----- EXTRACTED ENTRIES -----

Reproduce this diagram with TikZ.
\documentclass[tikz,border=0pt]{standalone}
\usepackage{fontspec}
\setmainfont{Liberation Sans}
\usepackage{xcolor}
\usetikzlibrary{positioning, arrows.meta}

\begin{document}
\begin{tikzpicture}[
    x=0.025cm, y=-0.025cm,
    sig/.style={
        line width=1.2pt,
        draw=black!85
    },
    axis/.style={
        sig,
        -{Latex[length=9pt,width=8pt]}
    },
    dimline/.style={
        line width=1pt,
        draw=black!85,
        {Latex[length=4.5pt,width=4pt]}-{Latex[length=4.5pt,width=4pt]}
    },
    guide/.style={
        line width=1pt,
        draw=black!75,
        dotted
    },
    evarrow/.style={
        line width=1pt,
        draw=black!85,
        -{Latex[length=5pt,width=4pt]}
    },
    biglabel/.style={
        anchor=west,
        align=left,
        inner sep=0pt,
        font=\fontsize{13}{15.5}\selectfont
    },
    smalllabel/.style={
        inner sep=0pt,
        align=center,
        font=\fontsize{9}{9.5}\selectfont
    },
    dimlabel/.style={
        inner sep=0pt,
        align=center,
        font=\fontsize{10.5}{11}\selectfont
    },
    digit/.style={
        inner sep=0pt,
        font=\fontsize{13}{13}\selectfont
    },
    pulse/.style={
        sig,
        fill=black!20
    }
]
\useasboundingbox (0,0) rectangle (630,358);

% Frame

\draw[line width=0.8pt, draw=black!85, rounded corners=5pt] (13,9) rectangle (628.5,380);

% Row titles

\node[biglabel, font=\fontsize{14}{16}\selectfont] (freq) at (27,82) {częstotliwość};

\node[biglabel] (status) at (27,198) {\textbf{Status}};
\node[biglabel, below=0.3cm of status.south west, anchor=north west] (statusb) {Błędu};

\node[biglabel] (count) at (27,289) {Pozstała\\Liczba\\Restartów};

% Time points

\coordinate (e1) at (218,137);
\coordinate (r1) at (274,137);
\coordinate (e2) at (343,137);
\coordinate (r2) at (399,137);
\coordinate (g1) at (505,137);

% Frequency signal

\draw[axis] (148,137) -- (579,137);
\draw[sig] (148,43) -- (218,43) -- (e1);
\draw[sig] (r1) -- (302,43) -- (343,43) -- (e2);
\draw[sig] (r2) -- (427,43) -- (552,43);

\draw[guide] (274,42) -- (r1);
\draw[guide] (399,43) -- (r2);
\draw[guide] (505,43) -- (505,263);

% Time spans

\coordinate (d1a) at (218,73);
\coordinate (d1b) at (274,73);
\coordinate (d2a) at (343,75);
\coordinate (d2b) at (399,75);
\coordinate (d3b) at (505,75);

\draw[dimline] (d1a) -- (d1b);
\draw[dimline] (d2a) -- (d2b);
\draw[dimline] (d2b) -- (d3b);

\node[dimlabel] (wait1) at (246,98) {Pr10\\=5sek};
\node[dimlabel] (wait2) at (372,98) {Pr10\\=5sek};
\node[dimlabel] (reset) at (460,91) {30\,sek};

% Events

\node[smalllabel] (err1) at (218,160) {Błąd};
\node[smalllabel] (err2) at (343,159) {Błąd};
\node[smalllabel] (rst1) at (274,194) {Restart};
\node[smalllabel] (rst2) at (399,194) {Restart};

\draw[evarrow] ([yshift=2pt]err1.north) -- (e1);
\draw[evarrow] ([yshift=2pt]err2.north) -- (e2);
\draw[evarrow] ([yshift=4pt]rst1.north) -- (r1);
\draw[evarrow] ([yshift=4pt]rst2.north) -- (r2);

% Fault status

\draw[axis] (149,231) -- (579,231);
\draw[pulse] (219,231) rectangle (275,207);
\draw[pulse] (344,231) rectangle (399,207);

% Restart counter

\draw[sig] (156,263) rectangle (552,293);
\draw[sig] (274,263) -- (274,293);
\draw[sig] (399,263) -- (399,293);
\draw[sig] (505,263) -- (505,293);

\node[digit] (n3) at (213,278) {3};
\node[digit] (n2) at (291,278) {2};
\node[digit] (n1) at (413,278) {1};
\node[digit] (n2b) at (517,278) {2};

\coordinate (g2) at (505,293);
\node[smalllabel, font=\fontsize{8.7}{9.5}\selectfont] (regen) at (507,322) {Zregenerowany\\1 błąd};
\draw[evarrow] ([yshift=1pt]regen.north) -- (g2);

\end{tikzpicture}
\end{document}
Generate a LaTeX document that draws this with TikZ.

-----

■ **DIRECTION**
Every line of the material must be returned exactly as it appears.

■ **FINAL RESULT**
Reproduce this diagram with TikZ.
\documentclass[tikz,border=0pt]{standalone}
\usepackage{fontspec}
\setmainfont{Liberation Sans}
\usepackage{xcolor}
\usetikzlibrary{positioning, arrows.meta}

\begin{document}
\begin{tikzpicture}[
    x=0.025cm, y=-0.025cm,
    sig/.style={
        line width=1.2pt,
        draw=black!85
    },
    axis/.style={
        sig,
        -{Latex[length=9pt,width=8pt]}
    },
    dimline/.style={
        line width=1pt,
        draw=black!85,
        {Latex[length=4.5pt,width=4pt]}-{Latex[length=4.5pt,width=4pt]}
    },
    guide/.style={
        line width=1pt,
        draw=black!75,
        dotted
    },
    evarrow/.style={
        line width=1pt,
        draw=black!85,
        -{Latex[length=5pt,width=4pt]}
    },
    biglabel/.style={
        anchor=west,
        align=left,
        inner sep=0pt,
        font=\fontsize{13}{15.5}\selectfont
    },
    smalllabel/.style={
        inner sep=0pt,
        align=center,
        font=\fontsize{9}{9.5}\selectfont
    },
    dimlabel/.style={
        inner sep=0pt,
        align=center,
        font=\fontsize{10.5}{11}\selectfont
    },
    digit/.style={
        inner sep=0pt,
        font=\fontsize{13}{13}\selectfont
    },
    pulse/.style={
        sig,
        fill=black!20
    }
]
\useasboundingbox (0,0) rectangle (630,358);

% Frame

\draw[line width=0.8pt, draw=black!85, rounded corners=5pt] (13,9) rectangle (628.5,380);

% Row titles

\node[biglabel, font=\fontsize{14}{16}\selectfont] (freq) at (27,82) {częstotliwość};

\node[biglabel] (status) at (27,198) {\textbf{Status}};
\node[biglabel, below=0.3cm of status.south west, anchor=north west] (statusb) {Błędu};

\node[biglabel] (count) at (27,289) {Pozstała\\Liczba\\Restartów};

% Time points

\coordinate (e1) at (218,137);
\coordinate (r1) at (274,137);
\coordinate (e2) at (343,137);
\coordinate (r2) at (399,137);
\coordinate (g1) at (505,137);

% Frequency signal

\draw[axis] (148,137) -- (579,137);
\draw[sig] (148,43) -- (218,43) -- (e1);
\draw[sig] (r1) -- (302,43) -- (343,43) -- (e2);
\draw[sig] (r2) -- (427,43) -- (552,43);

\draw[guide] (274,42) -- (r1);
\draw[guide] (399,43) -- (r2);
\draw[guide] (505,43) -- (505,263);

% Time spans

\coordinate (d1a) at (218,73);
\coordinate (d1b) at (274,73);
\coordinate (d2a) at (343,75);
\coordinate (d2b) at (399,75);
\coordinate (d3b) at (505,75);

\draw[dimline] (d1a) -- (d1b);
\draw[dimline] (d2a) -- (d2b);
\draw[dimline] (d2b) -- (d3b);

\node[dimlabel] (wait1) at (246,98) {Pr10\\=5sek};
\node[dimlabel] (wait2) at (372,98) {Pr10\\=5sek};
\node[dimlabel] (reset) at (460,91) {30\,sek};

% Events

\node[smalllabel] (err1) at (218,160) {Błąd};
\node[smalllabel] (err2) at (343,159) {Błąd};
\node[smalllabel] (rst1) at (274,194) {Restart};
\node[smalllabel] (rst2) at (399,194) {Restart};

\draw[evarrow] ([yshift=2pt]err1.north) -- (e1);
\draw[evarrow] ([yshift=2pt]err2.north) -- (e2);
\draw[evarrow] ([yshift=4pt]rst1.north) -- (r1);
\draw[evarrow] ([yshift=4pt]rst2.north) -- (r2);

% Fault status

\draw[axis] (149,231) -- (579,231);
\draw[pulse] (219,231) rectangle (275,207);
\draw[pulse] (344,231) rectangle (399,207);

% Restart counter

\draw[sig] (156,263) rectangle (552,293);
\draw[sig] (274,263) -- (274,293);
\draw[sig] (399,263) -- (399,293);
\draw[sig] (505,263) -- (505,293);

\node[digit] (n3) at (213,278) {3};
\node[digit] (n2) at (291,278) {2};
\node[digit] (n1) at (413,278) {1};
\node[digit] (n2b) at (517,278) {2};

\coordinate (g2) at (505,293);
\node[smalllabel, font=\fontsize{8.7}{9.5}\selectfont] (regen) at (507,322) {Zregenerowany\\1 błąd};
\draw[evarrow] ([yshift=1pt]regen.north) -- (g2);

\end{tikzpicture}
\end{document}
Generate a LaTeX document that draws this with TikZ.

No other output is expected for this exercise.